Behind these cards is a small stack of yarmulkes, some from bar mitzvahs, and a single black one that was my dad's. 

There is also a heart-shaped cookie tin with Superman on its lid where an intricately carved ivory necklace and a simple ivory bracelet reside, no longer worn because of the ivories' origin.

My father's watch, unable to be repaired, is there too.








But what I see first when I open this desk is a photograph of me.  

It is part of a passport photo.  Removing my sister's and mother's images from this photocopy, I had used this single picture of me in a tiny collage, 

I look perhaps 5 years old, wearing a white blouse with a Peter Pan collar and bangs cut in the manner popular then, and never seen today.

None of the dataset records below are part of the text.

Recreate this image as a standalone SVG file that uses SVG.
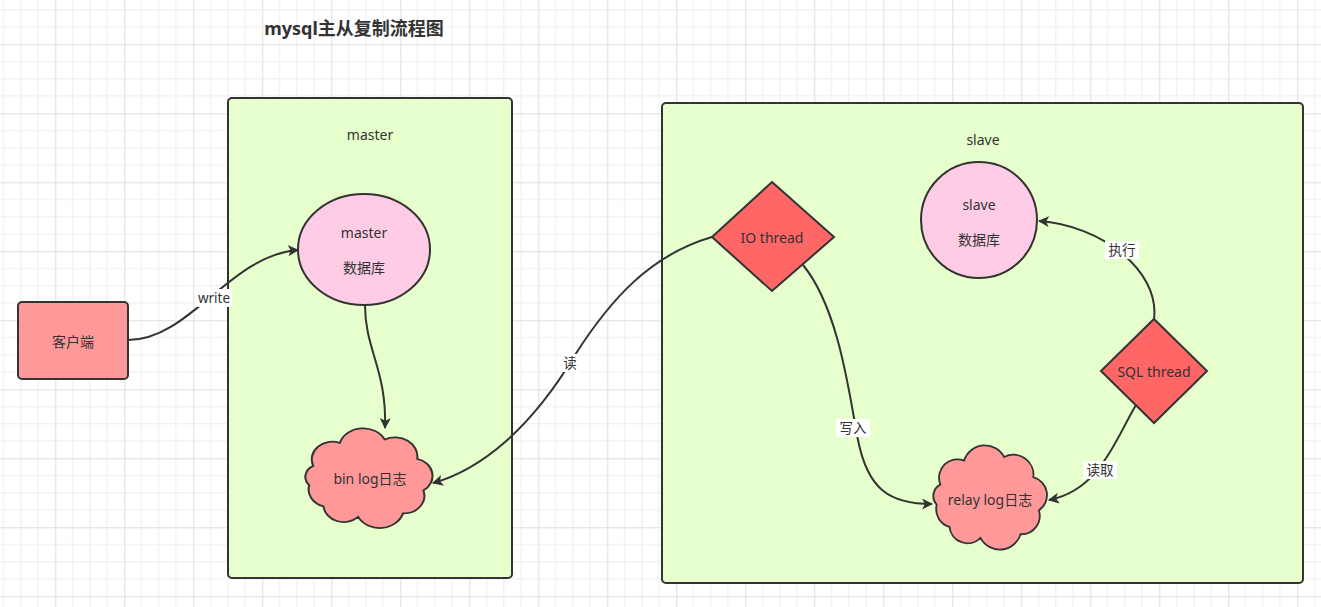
<svg xmlns="http://www.w3.org/2000/svg" width="1321" height="607" viewBox="0 0 1321 607">
<style>
text{font-family:"Noto Sans","Noto Sans CJK SC",sans-serif;font-size:14px;fill:#333;text-anchor:middle;dominant-baseline:central}
.title{font-size:18px;font-weight:bold}
.lbl{font-size:13.5px}
.shp{stroke:#333;stroke-width:2}
.cont{fill:#E6FFCC;stroke:#333;stroke-width:2}
.edge{fill:none;stroke:#333;stroke-width:2;marker-end:url(#arr)}
.lbg{fill:#fff}
</style>
<defs>
<pattern id="grid" x="-13.7" y="-24.7" width="69" height="69" patternUnits="userSpaceOnUse">
<path d="M17.25 0V69M34.5 0V69M51.75 0V69M0 17.25H69M0 34.5H69M0 51.75H69" stroke="#ededed" stroke-width="1" fill="none"/>
<path d="M0.5 0V69M0 0.5H69" stroke="#dedede" stroke-width="1" fill="none"/>
</pattern>
<marker id="arr" viewBox="0 0 10 10" refX="9" refY="5" markerWidth="11" markerHeight="11" markerUnits="userSpaceOnUse" orient="auto">
<path d="M0 0L10 5L0 10L2.5 5Z" fill="#333"/>
</marker>
<path id="cloud" d="M12,38 A20,20 0 0 1 38,12 A24,24 0 0 1 82,8 A22,22 0 0 1 114,30 A20,20 0 0 1 120,66 A20,20 0 0 1 100,92 A24,24 0 0 1 56,96 A20,20 0 0 1 22,84 A20,20 0 0 1 8,60 A14,14 0 0 1 12,38 Z"/>
</defs>
<rect width="1321" height="607" fill="#fff"/>
<rect width="1321" height="607" fill="url(#grid)"/>
<g id="title"><text class="title" x="354" y="28">mysql主从复制流程图</text></g>
<g id="master-group"><rect class="cont" x="228" y="98" width="284" height="480" rx="4"/><text x="370" y="134">master</text></g>
<g id="slave-group"><rect class="cont" x="662" y="103" width="641" height="480" rx="4"/><text x="983" y="139">slave</text></g>
<g id="client"><rect class="shp" x="18" y="302" width="110" height="77" rx="4" fill="#FF9999"/><text x="73" y="341">客户端</text></g>
<g id="master-db"><ellipse class="shp" cx="364" cy="249.5" rx="66" ry="55.5" fill="#FFCCE6"/><text x="364" y="232">master</text><text x="364" y="267">数据库</text></g>
<g id="binlog"><use href="#cloud" transform="translate(301,432.4) scale(1.02,0.88)" fill="#FF9999" stroke="#333" stroke-width="2" vector-effect="non-scaling-stroke"/><text x="370" y="478">bin log日志</text></g>
<g id="io-thread"><path class="shp" d="M772,182L834,237L772,291L712,237Z" fill="#FF6666"/><text x="772" y="237">IO thread</text></g>
<g id="slave-db"><circle class="shp" cx="979" cy="220" r="58" fill="#FFCCE6"/><text x="979" y="204">slave</text><text x="979" y="239">数据库</text></g>
<g id="sql-thread"><path class="shp" d="M1154,319L1207,371L1154,423L1101,371Z" fill="#FF6666"/><text x="1154" y="371">SQL thread</text></g>
<g id="relaylog"><use href="#cloud" transform="translate(929.4,449.6) scale(0.912,0.92)" fill="#FF9999" stroke="#333" stroke-width="2" vector-effect="non-scaling-stroke"/><text x="990" y="499">relay log日志</text></g>
<g id="connectors">
<path class="edge" d="M128,340 C190,340 230,255 298,250"/>
<path class="edge" d="M365,305 C365,350 387,370 385,428"/>
<path class="edge" d="M712,237 C650,255 610,300 575,355 C530,430 480,470 433,483"/>
<path class="edge" d="M803,265 C840,310 850,400 858,440 C868,490 890,504 932,504"/>
<path class="edge" d="M1154,319 C1160,270 1100,225 1039,221"/>
<path class="edge" d="M1136,405 C1115,440 1100,490 1049,500"/>
<rect class="lbg" x="196" y="289" width="36" height="18"/><text class="lbl" x="214" y="298">write</text>
<rect class="lbg" x="561" y="354" width="18" height="18"/><text class="lbl" x="570" y="363">读</text>
<rect class="lbg" x="836" y="419" width="34" height="18"/><text class="lbl" x="853" y="428">写入</text>
<rect class="lbg" x="1105" y="241" width="34" height="18"/><text class="lbl" x="1122" y="250">执行</text>
<rect class="lbg" x="1083" y="461" width="34" height="18"/><text class="lbl" x="1100" y="470">读取</text>
</g>
</svg>
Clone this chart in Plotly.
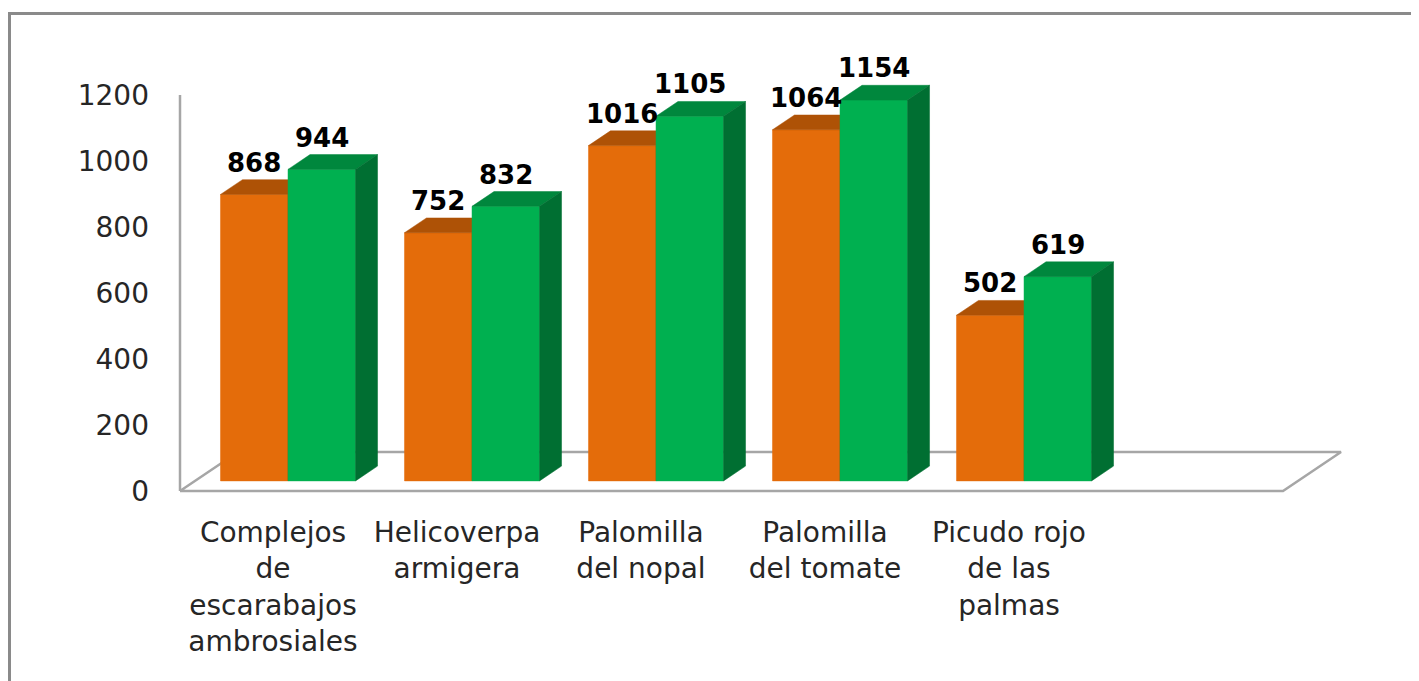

The passport allowed us to travel to Tucson, Az where my mum and I spent one or two months for me to get relief from my asthma.  

Memories of that time exist solely through photographs of me in jodhpurs sitting atop a horse named Jigger and a now-missing image of me with braids tied with beautiful ribbons, standing in front of a Christmas tree at the nearby clubhouse.

Yesterday, when I told a friend of the strong attachment I felt to this photograph of my young self, she asked me what I was like then.  Was I quiet? Shy? Outgoing?

 I said that I didn't know but that I remember my dad telling me that sometime during my time in the desert, I had started lying "rigid as a board" (his words) refusing to let my mother help me to dress.  

So I conclude that I was already strong-willed and stubborn!

But my attachment to the photograph rests less with who I was and more with the not knowing.

I think of that little girl just beginning her journey, not looking to her past or imagining her future.  

Unaware of the challenges and joys and disappointments that lay ahead.

Unaware too of the choices she would make.

                        I am proud of her!